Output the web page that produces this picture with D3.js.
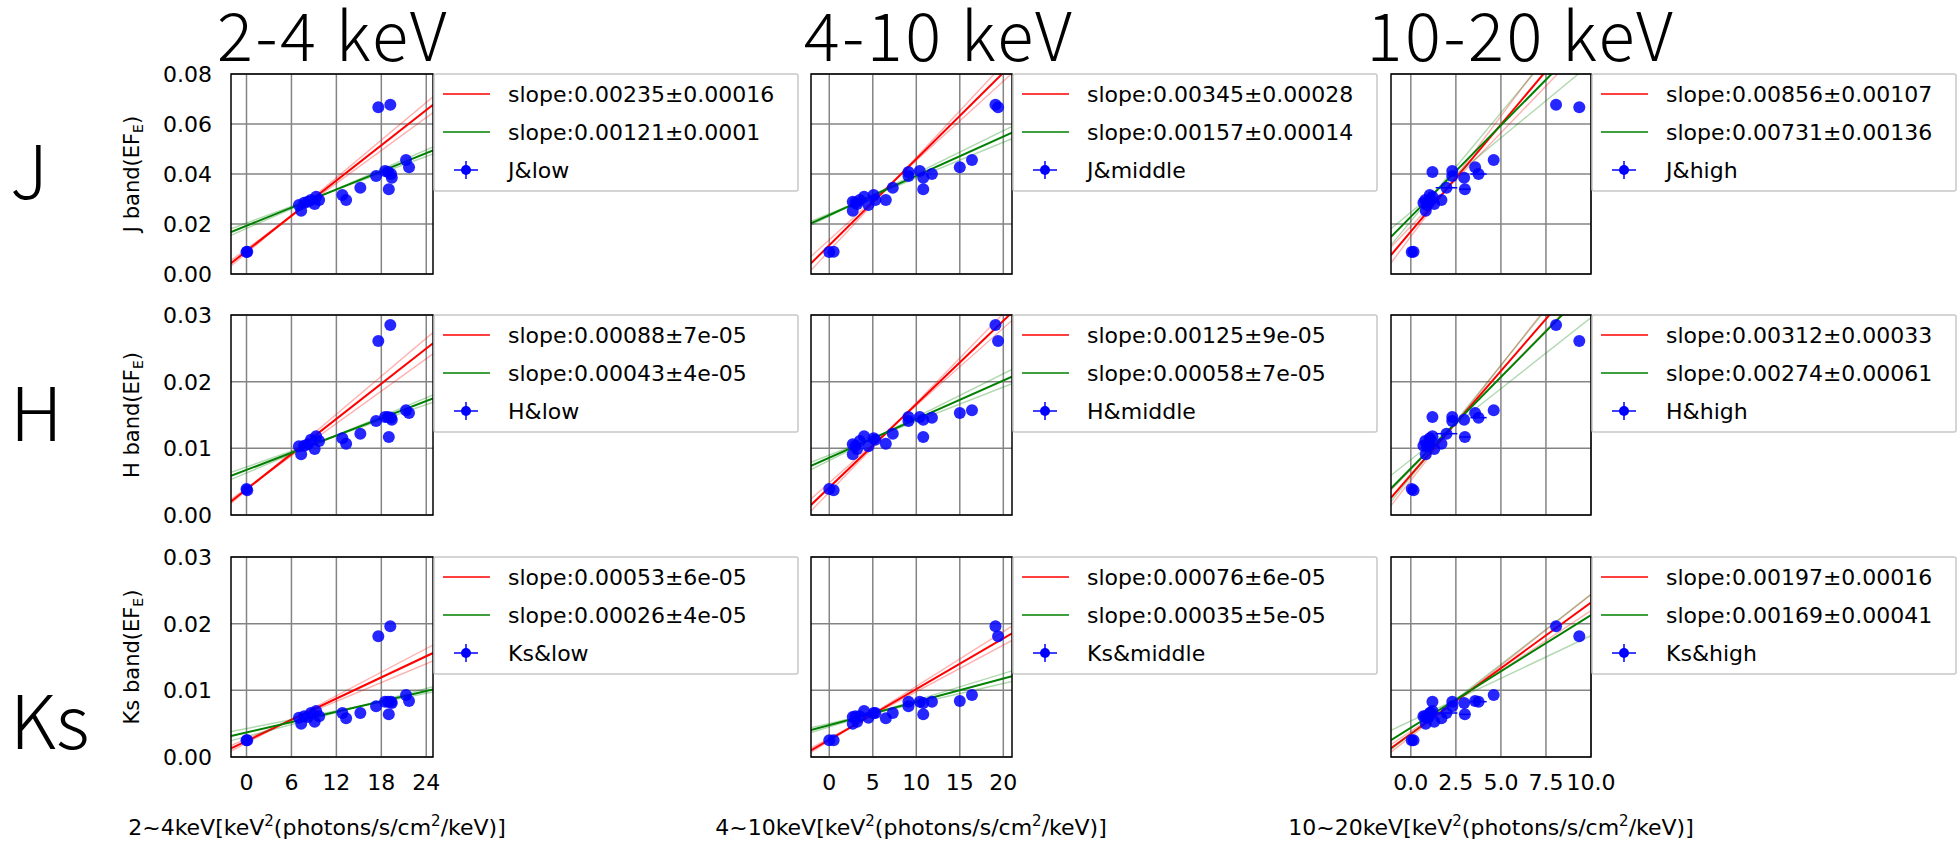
<!DOCTYPE html>
<html>
<head>
<meta charset="utf-8">
<script src="https://cdn.jsdelivr.net/npm/d3@7"></script>
<style>
body { margin: 0; background: #fff; }
svg text { font-family: "DejaVu Sans", sans-serif; fill: #000; }
svg text.big { font-family: "Noto Sans CJK JP", "Noto Sans", sans-serif; font-weight: 300; }
</style>
</head>
<body>
<svg id="chart" width="1958" height="845"></svg>
<script>
// rows = NIR band, columns = X-ray band
var bands = ["J", "H", "Ks"];
var energies = ["low", "middle", "high"];
var colTitles = ["2-4 keV", "4-10 keV", "10-20 keV"];
var xLabelNames = ["2~4keV", "4~10keV", "10~20keV"];
var xTicks = [[0, 6, 12, 18, 24], [0, 5, 10, 15, 20], [0, 2.5, 5, 7.5, 10]];
var xDomains = [[-2.07, 24.9], [-2.1, 21.0], [-1.1, 10.0]];
var yTicks = [[0, 0.02, 0.04, 0.06, 0.08], [0, 0.01, 0.02, 0.03], [0, 0.01, 0.02, 0.03]];
var yDomains = [[0, 0.08], [0, 0.03], [0, 0.03]];

// one entry per observation, same order in every array
var xLow   = [0.0, 0.1, 17.6, 19.2, 7.0, 7.3, 7.7, 8.2, 8.6, 9.1, 9.3, 9.7, 12.8, 13.3, 15.2, 17.3, 18.5, 19.3, 19.4, 19.0, 21.3, 21.7, 18.9];
var xMid   = [0.0, 0.5, 19.4, 19.1, 4.5, 2.7, 3.0, 2.7, 5.3, 3.2, 4.0, 3.5, 5.1, 6.5, 7.3, 9.1, 10.4, 11.8, 10.8, 10.8, 16.4, 15.0, 9.1];
var xHigh  = [0.05, 0.15, 9.35, 8.06, 0.9, 0.83, 0.7, 1.0, 1.1, 1.3, 1.2, 0.8, 1.05, 1.7, 1.98, 2.3, 2.3, 3.76, 2.96, 3.0, 4.6, 3.57, 1.2];
var xErrHigh = [0, 0, 0, 0, 0, 0, 0, 0, 0, 0, 0, 0, 0, 0, 0.6, 0, 0, 0.45, 0, 0.3, 0, 0, 0];
var fluxJ  = [0.0088, 0.0089, 0.0667, 0.0677, 0.0276, 0.0253, 0.0285, 0.0289, 0.0296, 0.0280, 0.0309, 0.0296, 0.0316, 0.0296, 0.0345, 0.0392, 0.0412, 0.0400, 0.0385, 0.0339, 0.0456, 0.0427, 0.0408];
var fluxH  = [0.0039, 0.0037, 0.0261, 0.0285, 0.0103, 0.0091, 0.0104, 0.0106, 0.0113, 0.0099, 0.0118, 0.0111, 0.0115, 0.0107, 0.0122, 0.0141, 0.0147, 0.0146, 0.0143, 0.0117, 0.0157, 0.0153, 0.0147];
var fluxKs = [0.0025, 0.0025, 0.0181, 0.0196, 0.0059, 0.0050, 0.0061, 0.0060, 0.0066, 0.0053, 0.0069, 0.0061, 0.0066, 0.0058, 0.0066, 0.0076, 0.0083, 0.0083, 0.0081, 0.0064, 0.0093, 0.0084, 0.0083];

// linear fits [band][energy]
var redSlope        = [[0.00235, 0.00345, 0.00856], [0.00088, 0.00125, 0.00312], [0.00053, 0.00076, 0.00197]];
var redSlopeErr     = [[0.00016, 0.00028, 0.00107], [0.00007, 0.00009, 0.00033], [0.00006, 0.00006, 0.00016]];
var redIntercept    = [[0.0092, 0.0115, 0.0170], [0.00386, 0.00413, 0.0060], [0.0024, 0.0026, 0.00347]];
var redInterceptErr = [[0.0008, 0.0022, 0.0020], [0.00015, 0.0007, 0.0008], [0.0003, 0.0002, 0.0004]];
var greenSlope        = [[0.00121, 0.00157, 0.00731], [0.00043, 0.00058, 0.00274], [0.00026, 0.00035, 0.00169]];
var greenSlopeErr     = [[0.0001, 0.00014, 0.00136], [0.00004, 0.00007, 0.00061], [0.00004, 0.00005, 0.00041]];
var greenIntercept    = [[0.0193, 0.0236, 0.0229], [0.00676, 0.00858, 0.0070], [0.00367, 0.00477, 0.0044]];
var greenInterceptErr = [[0.0011, 0.0005, 0.0018], [0.00045, 0.0004, 0.0013], [0.0006, 0.00025, 0.0010]];

var xData = [xLow, xMid, xHigh];
var xErr = [null, null, xErrHigh];
var yData = [fluxJ, fluxH, fluxKs];

var colLeft = [231, 811, 1391], colWidth = [202, 201, 200];
var rowTop = [74, 315, 557], rowHeight = 200;
var titleX = [333, 939, 1521];
var xLabelX = [317, 911, 1491];
var rowLabelY = [199, 441, 749];

// python-style str() of a float, e.g. 7e-05
function pyStr(v) {
    if (v !== 0 && Math.abs(v) < 1e-4) {
        return v.toExponential().replace(/e([+-])(\d)$/, "e$10$2");
    }
    return String(v);
}

var svg = d3.select("#chart");
var defs = svg.append("defs");

bands.forEach(function(band, r) {
    energies.forEach(function(en, c) {
        var x = d3.scaleLinear().domain(xDomains[c]).range([colLeft[c], colLeft[c] + colWidth[c]]);
        var y = d3.scaleLinear().domain(yDomains[r]).range([rowTop[r] + rowHeight, rowTop[r]]);
        var clipId = "clip-" + r + "-" + c;
        defs.append("clipPath").attr("id", clipId).append("rect")
            .attr("x", colLeft[c]).attr("y", rowTop[r]).attr("width", colWidth[c]).attr("height", rowHeight);

        var g = svg.append("g");

        // grid
        g.selectAll(".gx").data(xTicks[c]).join("line")
            .attr("x1", d => x(d)).attr("x2", d => x(d))
            .attr("y1", rowTop[r]).attr("y2", rowTop[r] + rowHeight)
            .attr("stroke", "#848484").attr("stroke-width", 1.5);
        g.selectAll(".gy").data(yTicks[r]).join("line")
            .attr("x1", colLeft[c]).attr("x2", colLeft[c] + colWidth[c])
            .attr("y1", d => y(d)).attr("y2", d => y(d))
            .attr("stroke", "#848484").attr("stroke-width", 1.5);

        // fit lines, with the +/- 1 sigma lines
        var fits = [
            {color: "#ff0000", m: redSlope[r][c], dm: redSlopeErr[r][c], b: redIntercept[r][c], db: redInterceptErr[r][c]},
            {color: "#008000", m: greenSlope[r][c], dm: greenSlopeErr[r][c], b: greenIntercept[r][c], db: greenInterceptErr[r][c]}
        ];
        var lg = g.append("g").attr("clip-path", "url(#" + clipId + ")");
        fits.forEach(function(f) {
            var variants = [
                {m: f.m + f.dm, b: f.b - f.db, op: 0.3, w: 1.4},
                {m: f.m - f.dm, b: f.b + f.db, op: 0.3, w: 1.4},
                {m: f.m, b: f.b, op: 1, w: 2}
            ];
            variants.forEach(function(v) {
                var x0 = xDomains[c][0], x1 = xDomains[c][1];
                lg.append("line")
                    .attr("x1", x(x0)).attr("y1", y(v.m * x0 + v.b))
                    .attr("x2", x(x1)).attr("y2", y(v.m * x1 + v.b))
                    .attr("stroke", f.color).attr("stroke-width", v.w).attr("opacity", v.op);
            });
        });

        // data points
        var pts = xData[c].map((xv, i) => ({x: xv, y: yData[r][i], xe: xErr[c] ? xErr[c][i] : 0}));
        var pg = g.append("g").attr("clip-path", "url(#" + clipId + ")");
        pg.selectAll(".eb").data(pts.filter(d => d.xe > 0)).join("line")
            .attr("x1", d => x(d.x - d.xe)).attr("x2", d => x(d.x + d.xe))
            .attr("y1", d => y(d.y)).attr("y2", d => y(d.y))
            .attr("stroke", "#0000ff").attr("stroke-width", 1.5);
        pg.selectAll("circle").data(pts).join("circle")
            .attr("cx", d => x(d.x)).attr("cy", d => y(d.y)).attr("r", 6)
            .attr("fill", "#0000ff").attr("opacity", 0.85);

        // frame
        g.append("rect").attr("x", colLeft[c]).attr("y", rowTop[r])
            .attr("width", colWidth[c]).attr("height", rowHeight)
            .attr("fill", "none").attr("stroke", "#000").attr("stroke-width", 1.5);

        // y tick labels only on the left column
        if (c === 0) {
            g.selectAll(".yt").data(yTicks[r]).join("text")
                .attr("x", colLeft[c] - 19).attr("y", d => y(d) + 8)
                .attr("text-anchor", "end").attr("font-size", 22)
                .text(d => d3.format(".2f")(d));
            var yl = g.append("text")
                .attr("transform", "translate(139," + (rowTop[r] + rowHeight / 2) + ") rotate(-90)")
                .attr("text-anchor", "middle").attr("font-size", 21);
            yl.append("tspan").text(band + " band(EF");
            yl.append("tspan").attr("font-size", 14).attr("dy", 4).text("E");
            yl.append("tspan").attr("dy", -4).text(")");
        }
        // x tick labels and axis label only on the bottom row
        if (r === bands.length - 1) {
            var fmt = c === 2 ? d3.format(".1f") : d3.format("d");
            g.selectAll(".xt").data(xTicks[c]).join("text")
                .attr("x", d => x(d)).attr("y", 790)
                .attr("text-anchor", "middle").attr("font-size", 22)
                .text(d => fmt(d));
            var t = g.append("text").attr("x", xLabelX[c]).attr("y", 835)
                .attr("text-anchor", "middle").attr("font-size", 22);
            t.append("tspan").text(xLabelNames[c] + "[keV");
            t.append("tspan").attr("font-size", 15).attr("dy", -9).text("2");
            t.append("tspan").attr("dy", 9).text("(photons/s/cm");
            t.append("tspan").attr("font-size", 15).attr("dy", -9).text("2");
            t.append("tspan").attr("dy", 9).text("/keV)]");
        }

        // legend
        var lx = colLeft[c] + colWidth[c] + 1, ly = rowTop[r];
        var leg = g.append("g");
        leg.append("rect").attr("x", lx).attr("y", ly).attr("width", 364).attr("height", 117)
            .attr("rx", 2).attr("fill", "#fff").attr("stroke", "#c8c8c8").attr("stroke-width", 1.5);
        var entries = [
            {color: "#ff0000", text: "slope:" + pyStr(redSlope[r][c]) + "\u00b1" + pyStr(redSlopeErr[r][c])},
            {color: "#008000", text: "slope:" + pyStr(greenSlope[r][c]) + "\u00b1" + pyStr(greenSlopeErr[r][c])},
            {color: "#0000ff", text: band + "&" + en, marker: true}
        ];
        entries.forEach(function(e, i) {
            var ey = ly + 20 + i * 38;
            if (e.marker) {
                leg.append("line").attr("x1", lx + 20).attr("x2", lx + 44).attr("y1", ey).attr("y2", ey)
                    .attr("stroke", e.color).attr("stroke-width", 1.5);
                leg.append("line").attr("x1", lx + 32).attr("x2", lx + 32).attr("y1", ey - 9).attr("y2", ey + 9)
                    .attr("stroke", e.color).attr("stroke-width", 1.5);
                leg.append("circle").attr("cx", lx + 32).attr("cy", ey).attr("r", 5).attr("fill", e.color);
            } else {
                leg.append("line").attr("x1", lx + 9).attr("x2", lx + 56).attr("y1", ey).attr("y2", ey)
                    .attr("stroke", e.color).attr("stroke-width", 1.5);
            }
            leg.append("text").attr("x", lx + 74).attr("y", ey + 8).attr("font-size", 22).text(e.text);
        });
    });
});

// column titles
svg.selectAll(".title").data(colTitles).join("text")
    .attr("class", "big").attr("x", (d, i) => titleX[i]).attr("y", 61)
    .attr("text-anchor", "middle").attr("font-size", 67).attr("letter-spacing", 2.5).text(d => d);

// row labels
svg.selectAll(".rowlab").data(bands).join("text")
    .attr("class", "big").attr("x", 10).attr("y", (d, i) => rowLabelY[i])
    .attr("font-size", 74).text(d => d);
</script>
</body>
</html>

○ ○ ○ ○ ○ ○ ○

WRITTEN EXERCISE
Starting at the top of the listing above, reproduce each line up to and including the one with "var yDomains = [[0, 0.08], [0, 0.03], [0, 0.03]];"; omit the pictures.

EXPECTED ANSWER
Output the web page that produces this picture with D3.js.
<!DOCTYPE html>
<html>
<head>
<meta charset="utf-8">
<script src="https://cdn.jsdelivr.net/npm/d3@7"></script>
<style>
body { margin: 0; background: #fff; }
svg text { font-family: "DejaVu Sans", sans-serif; fill: #000; }
svg text.big { font-family: "Noto Sans CJK JP", "Noto Sans", sans-serif; font-weight: 300; }
</style>
</head>
<body>
<svg id="chart" width="1958" height="845"></svg>
<script>
// rows = NIR band, columns = X-ray band
var bands = ["J", "H", "Ks"];
var energies = ["low", "middle", "high"];
var colTitles = ["2-4 keV", "4-10 keV", "10-20 keV"];
var xLabelNames = ["2~4keV", "4~10keV", "10~20keV"];
var xTicks = [[0, 6, 12, 18, 24], [0, 5, 10, 15, 20], [0, 2.5, 5, 7.5, 10]];
var xDomains = [[-2.07, 24.9], [-2.1, 21.0], [-1.1, 10.0]];
var yTicks = [[0, 0.02, 0.04, 0.06, 0.08], [0, 0.01, 0.02, 0.03], [0, 0.01, 0.02, 0.03]];
var yDomains = [[0, 0.08], [0, 0.03], [0, 0.03]];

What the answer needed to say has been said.